WHAT IS EXPECTED: Retype the whole listing verbatim and keep the pictures out of it.

DATA:
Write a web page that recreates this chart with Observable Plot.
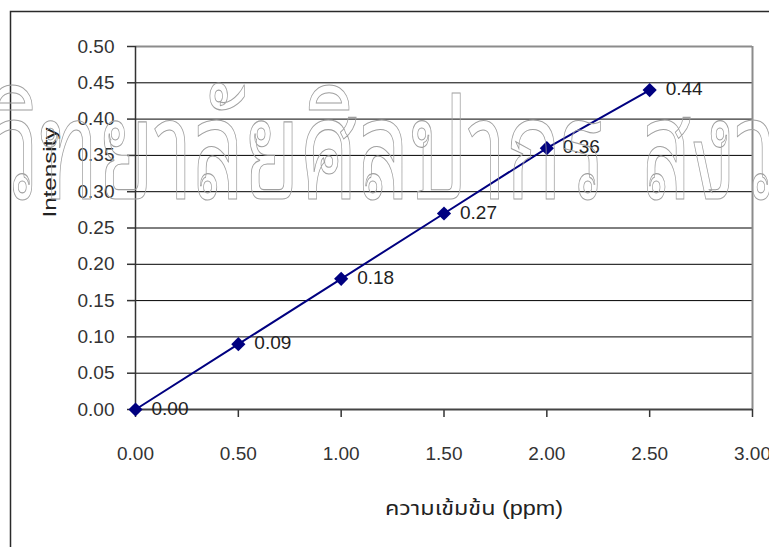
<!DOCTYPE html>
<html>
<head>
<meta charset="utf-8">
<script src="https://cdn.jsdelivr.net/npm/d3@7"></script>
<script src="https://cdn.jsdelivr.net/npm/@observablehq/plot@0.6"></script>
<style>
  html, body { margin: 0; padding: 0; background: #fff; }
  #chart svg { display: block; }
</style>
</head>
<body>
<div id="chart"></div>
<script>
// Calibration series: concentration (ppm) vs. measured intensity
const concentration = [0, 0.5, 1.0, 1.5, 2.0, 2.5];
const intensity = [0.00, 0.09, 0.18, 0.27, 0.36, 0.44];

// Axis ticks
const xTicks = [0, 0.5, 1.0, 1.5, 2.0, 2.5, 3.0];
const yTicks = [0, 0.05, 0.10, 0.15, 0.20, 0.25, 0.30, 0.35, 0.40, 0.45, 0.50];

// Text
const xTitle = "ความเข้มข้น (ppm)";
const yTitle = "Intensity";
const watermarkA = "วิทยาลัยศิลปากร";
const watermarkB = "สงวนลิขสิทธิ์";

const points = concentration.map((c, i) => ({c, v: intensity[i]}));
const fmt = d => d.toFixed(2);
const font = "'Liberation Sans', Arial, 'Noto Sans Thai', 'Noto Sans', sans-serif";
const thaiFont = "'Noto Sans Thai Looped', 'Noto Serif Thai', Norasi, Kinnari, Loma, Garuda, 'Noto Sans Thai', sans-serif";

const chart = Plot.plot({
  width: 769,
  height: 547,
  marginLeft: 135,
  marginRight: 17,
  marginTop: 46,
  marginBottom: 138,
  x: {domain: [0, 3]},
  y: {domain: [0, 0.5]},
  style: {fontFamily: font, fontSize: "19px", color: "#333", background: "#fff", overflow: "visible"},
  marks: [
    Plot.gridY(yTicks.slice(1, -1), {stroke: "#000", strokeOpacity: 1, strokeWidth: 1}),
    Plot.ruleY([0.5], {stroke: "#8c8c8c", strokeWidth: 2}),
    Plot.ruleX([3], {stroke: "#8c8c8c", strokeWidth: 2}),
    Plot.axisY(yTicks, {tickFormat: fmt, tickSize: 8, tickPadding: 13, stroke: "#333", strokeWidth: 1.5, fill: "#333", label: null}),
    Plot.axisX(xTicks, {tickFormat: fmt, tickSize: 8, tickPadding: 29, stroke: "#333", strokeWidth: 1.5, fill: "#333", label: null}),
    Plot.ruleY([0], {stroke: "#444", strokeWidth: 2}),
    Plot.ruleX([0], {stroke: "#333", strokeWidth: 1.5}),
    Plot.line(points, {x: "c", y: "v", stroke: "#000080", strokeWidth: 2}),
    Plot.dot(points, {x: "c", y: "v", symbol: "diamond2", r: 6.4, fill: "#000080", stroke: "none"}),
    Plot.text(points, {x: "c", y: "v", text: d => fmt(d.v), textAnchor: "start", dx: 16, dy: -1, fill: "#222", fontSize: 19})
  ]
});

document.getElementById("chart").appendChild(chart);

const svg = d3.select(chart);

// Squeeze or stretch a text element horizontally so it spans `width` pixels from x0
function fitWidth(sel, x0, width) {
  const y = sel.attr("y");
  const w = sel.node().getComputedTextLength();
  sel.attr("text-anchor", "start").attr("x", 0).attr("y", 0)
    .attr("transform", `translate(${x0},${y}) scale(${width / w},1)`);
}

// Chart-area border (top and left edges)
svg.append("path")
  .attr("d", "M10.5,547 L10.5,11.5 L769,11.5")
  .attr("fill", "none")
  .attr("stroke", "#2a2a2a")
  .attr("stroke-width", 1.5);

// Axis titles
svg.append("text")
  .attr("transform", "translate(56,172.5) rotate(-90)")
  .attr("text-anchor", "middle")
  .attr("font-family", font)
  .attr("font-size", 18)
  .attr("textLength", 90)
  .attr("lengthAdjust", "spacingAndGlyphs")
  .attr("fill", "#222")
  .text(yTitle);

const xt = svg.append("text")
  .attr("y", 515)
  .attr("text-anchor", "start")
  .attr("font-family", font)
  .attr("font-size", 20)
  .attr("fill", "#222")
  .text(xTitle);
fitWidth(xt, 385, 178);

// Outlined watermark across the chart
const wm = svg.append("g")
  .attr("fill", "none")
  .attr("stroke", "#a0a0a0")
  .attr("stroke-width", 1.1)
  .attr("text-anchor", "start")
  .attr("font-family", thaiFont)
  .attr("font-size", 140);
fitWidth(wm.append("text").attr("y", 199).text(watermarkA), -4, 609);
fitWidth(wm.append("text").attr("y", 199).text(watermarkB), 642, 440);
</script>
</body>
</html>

RESULT OF THE TASK:
Write a web page that recreates this chart with Observable Plot.
<!DOCTYPE html>
<html>
<head>
<meta charset="utf-8">
<script src="https://cdn.jsdelivr.net/npm/d3@7"></script>
<script src="https://cdn.jsdelivr.net/npm/@observablehq/plot@0.6"></script>
<style>
  html, body { margin: 0; padding: 0; background: #fff; }
  #chart svg { display: block; }
</style>
</head>
<body>
<div id="chart"></div>
<script>
// Calibration series: concentration (ppm) vs. measured intensity
const concentration = [0, 0.5, 1.0, 1.5, 2.0, 2.5];
const intensity = [0.00, 0.09, 0.18, 0.27, 0.36, 0.44];

// Axis ticks
const xTicks = [0, 0.5, 1.0, 1.5, 2.0, 2.5, 3.0];
const yTicks = [0, 0.05, 0.10, 0.15, 0.20, 0.25, 0.30, 0.35, 0.40, 0.45, 0.50];

// Text
const xTitle = "ความเข้มข้น (ppm)";
const yTitle = "Intensity";
const watermarkA = "วิทยาลัยศิลปากร";
const watermarkB = "สงวนลิขสิทธิ์";

const points = concentration.map((c, i) => ({c, v: intensity[i]}));
const fmt = d => d.toFixed(2);
const font = "'Liberation Sans', Arial, 'Noto Sans Thai', 'Noto Sans', sans-serif";
const thaiFont = "'Noto Sans Thai Looped', 'Noto Serif Thai', Norasi, Kinnari, Loma, Garuda, 'Noto Sans Thai', sans-serif";

const chart = Plot.plot({
  width: 769,
  height: 547,
  marginLeft: 135,
  marginRight: 17,
  marginTop: 46,
  marginBottom: 138,
  x: {domain: [0, 3]},
  y: {domain: [0, 0.5]},
  style: {fontFamily: font, fontSize: "19px", color: "#333", background: "#fff", overflow: "visible"},
  marks: [
    Plot.gridY(yTicks.slice(1, -1), {stroke: "#000", strokeOpacity: 1, strokeWidth: 1}),
    Plot.ruleY([0.5], {stroke: "#8c8c8c", strokeWidth: 2}),
    Plot.ruleX([3], {stroke: "#8c8c8c", strokeWidth: 2}),
    Plot.axisY(yTicks, {tickFormat: fmt, tickSize: 8, tickPadding: 13, stroke: "#333", strokeWidth: 1.5, fill: "#333", label: null}),
    Plot.axisX(xTicks, {tickFormat: fmt, tickSize: 8, tickPadding: 29, stroke: "#333", strokeWidth: 1.5, fill: "#333", label: null}),
    Plot.ruleY([0], {stroke: "#444", strokeWidth: 2}),
    Plot.ruleX([0], {stroke: "#333", strokeWidth: 1.5}),
    Plot.line(points, {x: "c", y: "v", stroke: "#000080", strokeWidth: 2}),
    Plot.dot(points, {x: "c", y: "v", symbol: "diamond2", r: 6.4, fill: "#000080", stroke: "none"}),
    Plot.text(points, {x: "c", y: "v", text: d => fmt(d.v), textAnchor: "start", dx: 16, dy: -1, fill: "#222", fontSize: 19})
  ]
});

document.getElementById("chart").appendChild(chart);

const svg = d3.select(chart);

// Squeeze or stretch a text element horizontally so it spans `width` pixels from x0
function fitWidth(sel, x0, width) {
  const y = sel.attr("y");
  const w = sel.node().getComputedTextLength();
  sel.attr("text-anchor", "start").attr("x", 0).attr("y", 0)
    .attr("transform", `translate(${x0},${y}) scale(${width / w},1)`);
}

// Chart-area border (top and left edges)
svg.append("path")
  .attr("d", "M10.5,547 L10.5,11.5 L769,11.5")
  .attr("fill", "none")
  .attr("stroke", "#2a2a2a")
  .attr("stroke-width", 1.5);

// Axis titles
svg.append("text")
  .attr("transform", "translate(56,172.5) rotate(-90)")
  .attr("text-anchor", "middle")
  .attr("font-family", font)
  .attr("font-size", 18)
  .attr("textLength", 90)
  .attr("lengthAdjust", "spacingAndGlyphs")
  .attr("fill", "#222")
  .text(yTitle);

const xt = svg.append("text")
  .attr("y", 515)
  .attr("text-anchor", "start")
  .attr("font-family", font)
  .attr("font-size", 20)
  .attr("fill", "#222")
  .text(xTitle);
fitWidth(xt, 385, 178);

// Outlined watermark across the chart
const wm = svg.append("g")
  .attr("fill", "none")
  .attr("stroke", "#a0a0a0")
  .attr("stroke-width", 1.1)
  .attr("text-anchor", "start")
  .attr("font-family", thaiFont)
  .attr("font-size", 140);
fitWidth(wm.append("text").attr("y", 199).text(watermarkA), -4, 609);
fitWidth(wm.append("text").attr("y", 199).text(watermarkB), 642, 440);
</script>
</body>
</html>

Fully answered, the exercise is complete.